Here's the thing though. My above comment on not being able to find good failure data aside, connectors, and essentially anything that can move, are a source of failure. Less parts, particularly less moving parts, the more reliable something is. So while it's harder to repair yourself, it's also probably less likely that you'd need to.
More reliable, lower profile, higher performance, larger battery. All wins from soldering parts to the board. The downside is that the very small number of people who like to tinker, can't.
People seem to always want to believe business is a zero sum game-- for the company to win, the consumer has to lose. Apple is one of the most profitable companies on earth, therefore it must be because they're tricking us. That is absolutely and demonstrably false. For the company to win, the consumer has to find value in their products and for the transaction to close both sides need to win.
I know you personally are not advocating this zero-sum attitude, by the way...
The failure rate on the Dells I see around me is astronomical compared to the Macs. The reaction those people seem to have is "see how important it is that I can open and replace parts?" rather than "I wonder why that Mac over there never needed to be opened in the first place."
My argument isn't on the basis of it being a zero sum game. I have bought many Apple products
because of the value that they have provided me, but I also don't believe in looking at any situation as though there are not upsides and downsides to any equation. I know that this isn't the take that you will have towards this sort of thing either.
Here's the way I look at it: For decades, repairability was serviceability was the norm. That has steadily decreased across the industry largely because technology has become more compact and more advanced (which innately decreases the ease of repair). This is understandable, but Apple has made some, at times, fairly arbitrary decisions that have further restricted this much more than other manufacturers across the industry. The push towards serializing components, designing things in such a way that even those with the special tools required can't repair them (e.g. the storage chips), among many other things are all examples of this. Error 53 on the iPhone is an especially notorious case of this, but this is far from the only example. This has happened many, many times with Apple products over the last several years.

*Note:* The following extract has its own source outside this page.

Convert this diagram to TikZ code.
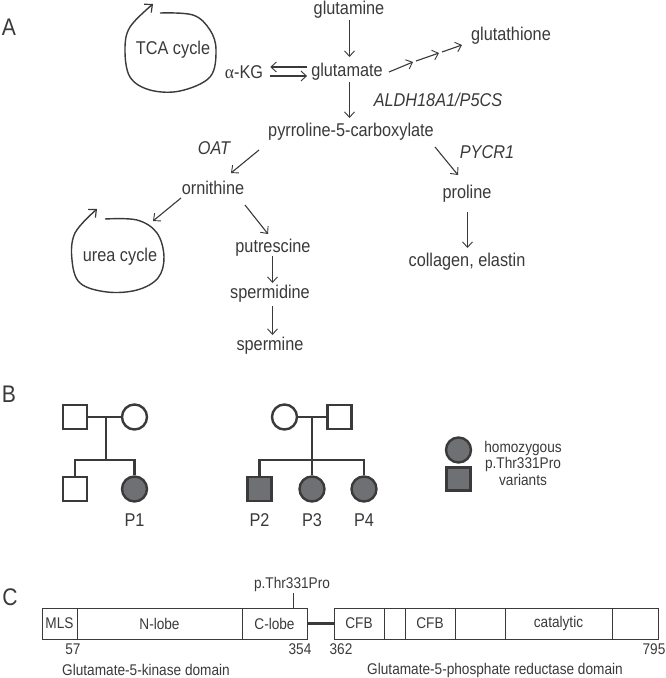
\documentclass[tikz,border=0pt]{standalone}
\usepackage{fontspec}
\setmainfont{Liberation Sans}[FakeStretch=0.88]
\newfontfamily\greekserif{Liberation Serif}[FakeStretch=0.95]
\usetikzlibrary{arrows.meta}
\definecolor{ink}{HTML}{3A3A3A}
\definecolor{fillg}{HTML}{6F7073}
\begin{document}
\begin{tikzpicture}[x=1pt,y=-1pt,
  every node/.style={text=ink, inner sep=0pt},
  lbl/.style={font=\fontsize{18.5}{21}\selectfont},
  enz/.style={font=\fontsize{18.5}{21}\selectfont\itshape},
  small/.style={font=\fontsize{15.5}{16.5}\selectfont},
  panel/.style={font=\fontsize{24}{26}\selectfont},
  arr/.style={draw=ink, line width=1.1pt, -{Straight Barb[length=5.5pt,width=10pt,line width=0.9pt]}},
  cyc/.style={draw=ink, line width=1.4pt, -{Straight Barb[length=6pt,width=11pt,line width=1.2pt]}},
  ped/.style={draw=ink, line width=2.4pt},
  pedsq/.style={ped, rectangle, minimum width=24pt, minimum height=24pt},
  pedci/.style={ped, circle, minimum size=25pt},
  aff/.style={fill=fillg},
  seg/.style={draw=ink, line width=1pt, rectangle, minimum height=31pt, font=\fontsize{15.5}{17}\selectfont},
]
\useasboundingbox (0,0) rectangle (666,678);
\fill[white] (0,0) rectangle (666,678);

% ---------- Panel A ----------
\node[panel] (A) at (9,27) {A};
\node[lbl] (gln) at (349,10) {glutamine};
\node[lbl] (glu) at (347,72) {glutamate};
\node[lbl] (akg) at (244,72) {{\greekserif α}-KG};
\node[lbl] (gsh) at (511,36) {glutathione};
\node[enz] (aldh) at (438,100) {ALDH18A1/P5CS};
\node[lbl] (p5c) at (351,132) {pyrroline-5-carboxylate};
\node[enz] (oat) at (214,148) {OAT};
\node[enz] (pycr) at (487,152) {PYCR1};
\node[lbl] (orn) at (213,188) {ornithine};
\node[lbl] (pro) at (467,194) {proline};
\node[lbl] (put) at (273,248) {putrescine};
\node[lbl] (spd) at (270,294) {spermidine};
\node[lbl] (spm) at (270,346) {spermine};
\node[lbl] (col) at (467,262) {collagen, elastin};
\node[lbl] (tca) at (173,50) {TCA cycle};
\node[lbl] (urea) at (120,257) {urea cycle};

\draw[arr] ([shift={(0.5,10)}]gln.center) -- ([shift={(2.5,-15)}]glu.center);
\draw[arr] ([shift={(2.5,10)}]glu.center) -- ([shift={(-1.5,-14)}]p5c.center);
\draw[arr] ([shift={(-4,-5)}]glu.west) -- ([shift={(7,-5)}]akg.east);
\draw[arr] ([shift={(7,4)}]akg.east) -- ([shift={(-4,4)}]glu.west);
\coordinate (ga) at (413,62);
\coordinate (gb) at (439,53);
\draw[arr] ([shift={(6,0)}]glu.east) -- (ga);
\draw[arr] ([shift={(3,-1)}]ga) -- (gb);
\draw[arr] ([shift={(3,-1)}]gb) -- ([shift={(-9,9)}]gsh.west);
\draw[arr] ([shift={(-92,18)}]p5c.center) -- ([shift={(18,-15)}]orn.center);
\draw[arr] ([shift={(84,15)}]p5c.center) -- ([shift={(-9,-19)}]pro.center);
\draw[arr] ([shift={(-32,10)}]orn.center) -- ([shift={(33,-36)}]urea.center);
\draw[arr] ([shift={(32,17)}]orn.center) -- ([shift={(-5,-14)}]put.center);
\draw[arr] ([shift={(-0.5,8)}]put.center) -- ([shift={(2.5,-11)}]spd.center);
\draw[arr] ([shift={(2.5,12)}]spd.center) -- ([shift={(2.5,-11)}]spm.center);
\draw[arr] ([shift={(0.5,18)}]pro.center) -- ([shift={(0.5,-14)}]col.center);

\draw[cyc] plot[smooth, tension=0.6] coordinates {(160,13) (193,15) (210,30) (216,50) (210,77) (180,91) (150,90) (130,77) (125,50) (130,27) (153,4)};
\draw[cyc] plot[smooth, tension=0.6] coordinates {(105,219) (137,220) (157,233) (164,257) (158,278) (137,290) (107,292) (80,283) (72,260) (75,233) (97,209)};

% ---------- Panel B ----------
\node[panel] (B) at (9,394) {B};
% family 1
\node[pedsq] (f1) at (75,417) {};
\node[pedci] (m1) at (134.5,417) {};
\node[pedsq] (s1) at (75,489) {};
\node[pedci, aff] (d1) at (134.5,489) {};
\node[lbl] (p1) at (134.5,520) {P1};
\coordinate (j1) at (106,417);
\coordinate (k1) at (106,460);
\draw[ped] (f1.east) -- (m1.west);
\draw[ped] (j1) -- (k1);
\draw[ped] (s1.north) -- (s1.north |- k1) -- (d1.north |- k1) -- (d1.north);
% family 2
\node[pedci] (m2) at (284.5,417) {};
\node[pedsq] (f2) at (339.5,417) {};
\node[pedsq, aff] (p2s) at (259.5,489) {};
\node[pedci, aff] (p3c) at (312,489) {};
\node[pedci, aff] (p4c) at (364,489) {};
\node[lbl] (p2) at (259.5,520) {P2};
\node[lbl] (p3) at (312,520) {P3};
\node[lbl] (p4) at (364,520) {P4};
\coordinate (j2) at (312,417);
\coordinate (k2) at (312,460);
\draw[ped] (m2.east) -- (f2.west);
\draw[ped] (j2) -- (p3c.north);
\draw[ped] (p2s.north) -- (p2s.north |- k2) -- (p4c.north |- k2) -- (p4c.north);
% legend
\node[pedci, aff] (lc) at (458.5,450) {};
\node[pedsq, aff, minimum height=23pt] (ls) at (458.5,479) {};
\node[small, align=center] (lt) at (523,463) {homozygous\\p.Thr331Pro\\variants};

% ---------- Panel C ----------
\node[panel] (C) at (10,597) {C};
\node[seg, minimum width=35pt] (mls) at (59.5,623.5) {MLS};
\node[seg, minimum width=165pt] (nl) at (159.5,623.5) {N-lobe};
\node[seg, minimum width=65pt] (cl) at (274.5,623.5) {C-lobe};
\node[seg, minimum width=50pt] (cfb1) at (359,623.5) {CFB};
\node[seg, minimum width=21pt] (e1) at (394.5,623.5) {};
\node[seg, minimum width=50pt] (cfb2) at (430,623.5) {CFB};
\node[seg, minimum width=50pt] (e2) at (480,623.5) {};
\node[seg, minimum width=107pt] (cat) at (558.5,623.5) {catalytic};
\node[seg, minimum width=46pt] (e3) at (635,623.5) {};
\draw[draw=ink, line width=3pt] (cl.east) -- (cfb1.west);
\node[small] (mut) at (292,584) {p.Thr331Pro};
\draw[draw=ink, line width=1pt] ([shift={(1,2)}]mut.south) -- ([xshift=1pt]mut.south |- cl.north);
\node[small] (n57) at (73,649) {57};
\node[small] (n354) at (300,649) {354};
\node[small] (n362) at (341,649) {362};
\node[small] (n795) at (654,649) {795};
\node[small] (dk) at (146,670) {Glutamate-5-kinase domain};
\node[small] (dr) at (495,670) {Glutamate-5-phosphate reductase domain};
\end{tikzpicture}
\end{document}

To me, if Apple wanted to design a secure storage solution that didn't involve making it impossible to ever replace the NAND chips (even with the right tools), they would have done so. They have some of the brightest and most talented engineers in the world, so if everything is serialized to the extent that you can't user-replace a battery (edit: batteries can be replaced, they just require a dangerous amount of heat to remove the adhesive), a screen, or a keyboard, or even a power button (even if you happen to have the special tools required), it's by intention.
Macs, I will agree,
are more reliable than their PC counterparts (which is why I don't shout from the rooftops on this issue). However, the norm across the industry HAS been much more serviceability for decades, and when that is taken away, pushback is bound to happen. Even if it's not the company's fault (people are pushing back against this trend even within the PC industry too, just look at the Thinkpad community, where things are still
much more repairable than they are in the Apple world of things). It's just a natural consequence of the direction that has been taken, so while I might have less strong opinions on this than Louis Rossman does (and by that, I mean, I still willingly purchase Apple products because there are various areas where they provide value to me), I do have to admit that I can absolutely understand where he is coming from on this issue.
Do I think Apple is, by and large, an anti consumer company? Absolutely not. But do I wish that my devices were more repairable, serviceable, and upgradable again? I think many people do. And I don't think that's a completely unachievable goal, even if to some extent some aspects of modularity (such as RAM upgradability) are less realistically achievable than before.